— Begin —

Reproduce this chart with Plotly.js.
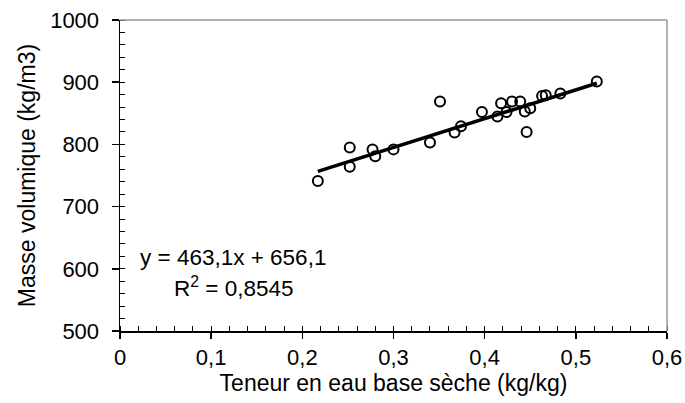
<!DOCTYPE html>
<html>
<head>
<meta charset="utf-8">
<script src="https://cdn.plot.ly/plotly-3.0.1.min.js"></script>
<style>body{margin:0;padding:0;background:#fff;}#chart{width:685px;height:403px;}</style>
</head>
<body>
<div id="chart"></div>
<script>
// Data
const teneurEau = [0.217, 0.252, 0.252, 0.277, 0.280, 0.300, 0.340, 0.351, 0.367, 0.374, 0.397, 0.414, 0.418, 0.424, 0.430, 0.439, 0.444, 0.446, 0.450, 0.463, 0.467, 0.483, 0.523];
const masseVolumique = [741, 795, 764, 792, 781, 792, 803, 869, 819, 829, 852, 845, 866, 852, 869, 869, 853, 820, 858, 878, 879, 882, 901];
const pente = 463.1;
const ordonnee = 656.1;
const equationLabel = "y = 463,1x + 656,1";
const r2Label = "R<sup>2</sup> = 0,8545";
const xTitle = "Teneur en eau base sèche (kg/kg)";
const yTitle = "Masse volumique (kg/m3)";

const xMin = Math.min(...teneurEau), xMax = Math.max(...teneurEau);
const trendX = [xMin, xMax];
const trendY = trendX.map(v => pente * v + ordonnee);

const fam = "Arial, 'Liberation Sans', sans-serif";
const tickFont = {family: fam, size: 22, color: "#000"};
const titleFont = {family: fam, size: 23, color: "#000"};
const annFont = {family: fam, size: 22.5, color: "#000"};

const traces = [
  {x: trendX, y: trendY, mode: "lines", line: {color: "#000", width: 3.5}, hoverinfo: "skip", showlegend: false},
  {x: teneurEau, y: masseVolumique, mode: "markers",
   marker: {symbol: "circle-open", size: 10, color: "#000", line: {width: 2, color: "#000"}}, showlegend: false}
];

const layout = {
  width: 685, height: 403,
  margin: {l: 120, r: 18, t: 20, b: 72},
  paper_bgcolor: "#fff", plot_bgcolor: "#fff",
  font: tickFont,
  separators: ", ",
  showlegend: false,
  xaxis: {
    range: [0, 0.6], dtick: 0.1, tick0: 0, showgrid: false, zeroline: false,
    showline: true, linecolor: "#000", linewidth: 1.5,
    ticks: "outside", ticklen: 6, tickwidth: 1.5, tickcolor: "#000",
    minor: {ticks: "inside", dtick: 0.02, ticklen: 5, tickwidth: 1, tickcolor: "#000", showgrid: false},
    tickfont: tickFont,
    title: {text: xTitle, font: titleFont, standoff: 2}
  },
  yaxis: {
    range: [500, 1000], dtick: 100, tick0: 500, showgrid: false, zeroline: false,
    showline: true, linecolor: "#000", linewidth: 1.5,
    ticks: "outside", ticklen: 7, tickwidth: 1.5, tickcolor: "#000",
    minor: {ticks: "inside", dtick: 20, ticklen: 5, tickwidth: 1, tickcolor: "#000", showgrid: false},
    tickfont: tickFont,
    ticklabelstandoff: 8,
    title: {text: yTitle, font: titleFont, standoff: 8}
  },
  shapes: [
    {type: "line", xref: "paper", yref: "paper", x0: 0, x1: 1, y0: 1, y1: 1, line: {color: "#999", width: 1.5}},
    {type: "line", xref: "paper", yref: "paper", x0: 1, x1: 1, y0: 0, y1: 1, line: {color: "#999", width: 1.5}}
  ],
  annotations: [
    {x: 0.124, y: 618, xref: "x", yref: "y", text: equationLabel, showarrow: false, font: annFont, xanchor: "center", yanchor: "middle"},
    {x: 0.124, y: 571, xref: "x", yref: "y", text: r2Label, showarrow: false, font: annFont, xanchor: "center", yanchor: "middle"}
  ]
};

Plotly.newPlot("chart", traces, layout, {displayModeBar: false, staticPlot: true});
</script>
</body>
</html>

— End —

**TO DO:**
Write out the full listing verbatim, excluding its pictures.

**ANSWER BELOW:**
Reproduce this chart with Plotly.js.
<!DOCTYPE html>
<html>
<head>
<meta charset="utf-8">
<script src="https://cdn.plot.ly/plotly-3.0.1.min.js"></script>
<style>body{margin:0;padding:0;background:#fff;}#chart{width:685px;height:403px;}</style>
</head>
<body>
<div id="chart"></div>
<script>
// Data
const teneurEau = [0.217, 0.252, 0.252, 0.277, 0.280, 0.300, 0.340, 0.351, 0.367, 0.374, 0.397, 0.414, 0.418, 0.424, 0.430, 0.439, 0.444, 0.446, 0.450, 0.463, 0.467, 0.483, 0.523];
const masseVolumique = [741, 795, 764, 792, 781, 792, 803, 869, 819, 829, 852, 845, 866, 852, 869, 869, 853, 820, 858, 878, 879, 882, 901];
const pente = 463.1;
const ordonnee = 656.1;
const equationLabel = "y = 463,1x + 656,1";
const r2Label = "R<sup>2</sup> = 0,8545";
const xTitle = "Teneur en eau base sèche (kg/kg)";
const yTitle = "Masse volumique (kg/m3)";

const xMin = Math.min(...teneurEau), xMax = Math.max(...teneurEau);
const trendX = [xMin, xMax];
const trendY = trendX.map(v => pente * v + ordonnee);

const fam = "Arial, 'Liberation Sans', sans-serif";
const tickFont = {family: fam, size: 22, color: "#000"};
const titleFont = {family: fam, size: 23, color: "#000"};
const annFont = {family: fam, size: 22.5, color: "#000"};

const traces = [
  {x: trendX, y: trendY, mode: "lines", line: {color: "#000", width: 3.5}, hoverinfo: "skip", showlegend: false},
  {x: teneurEau, y: masseVolumique, mode: "markers",
   marker: {symbol: "circle-open", size: 10, color: "#000", line: {width: 2, color: "#000"}}, showlegend: false}
];

const layout = {
  width: 685, height: 403,
  margin: {l: 120, r: 18, t: 20, b: 72},
  paper_bgcolor: "#fff", plot_bgcolor: "#fff",
  font: tickFont,
  separators: ", ",
  showlegend: false,
  xaxis: {
    range: [0, 0.6], dtick: 0.1, tick0: 0, showgrid: false, zeroline: false,
    showline: true, linecolor: "#000", linewidth: 1.5,
    ticks: "outside", ticklen: 6, tickwidth: 1.5, tickcolor: "#000",
    minor: {ticks: "inside", dtick: 0.02, ticklen: 5, tickwidth: 1, tickcolor: "#000", showgrid: false},
    tickfont: tickFont,
    title: {text: xTitle, font: titleFont, standoff: 2}
  },
  yaxis: {
    range: [500, 1000], dtick: 100, tick0: 500, showgrid: false, zeroline: false,
    showline: true, linecolor: "#000", linewidth: 1.5,
    ticks: "outside", ticklen: 7, tickwidth: 1.5, tickcolor: "#000",
    minor: {ticks: "inside", dtick: 20, ticklen: 5, tickwidth: 1, tickcolor: "#000", showgrid: false},
    tickfont: tickFont,
    ticklabelstandoff: 8,
    title: {text: yTitle, font: titleFont, standoff: 8}
  },
  shapes: [
    {type: "line", xref: "paper", yref: "paper", x0: 0, x1: 1, y0: 1, y1: 1, line: {color: "#999", width: 1.5}},
    {type: "line", xref: "paper", yref: "paper", x0: 1, x1: 1, y0: 0, y1: 1, line: {color: "#999", width: 1.5}}
  ],
  annotations: [
    {x: 0.124, y: 618, xref: "x", yref: "y", text: equationLabel, showarrow: false, font: annFont, xanchor: "center", yanchor: "middle"},
    {x: 0.124, y: 571, xref: "x", yref: "y", text: r2Label, showarrow: false, font: annFont, xanchor: "center", yanchor: "middle"}
  ]
};

Plotly.newPlot("chart", traces, layout, {displayModeBar: false, staticPlot: true});
</script>
</body>
</html>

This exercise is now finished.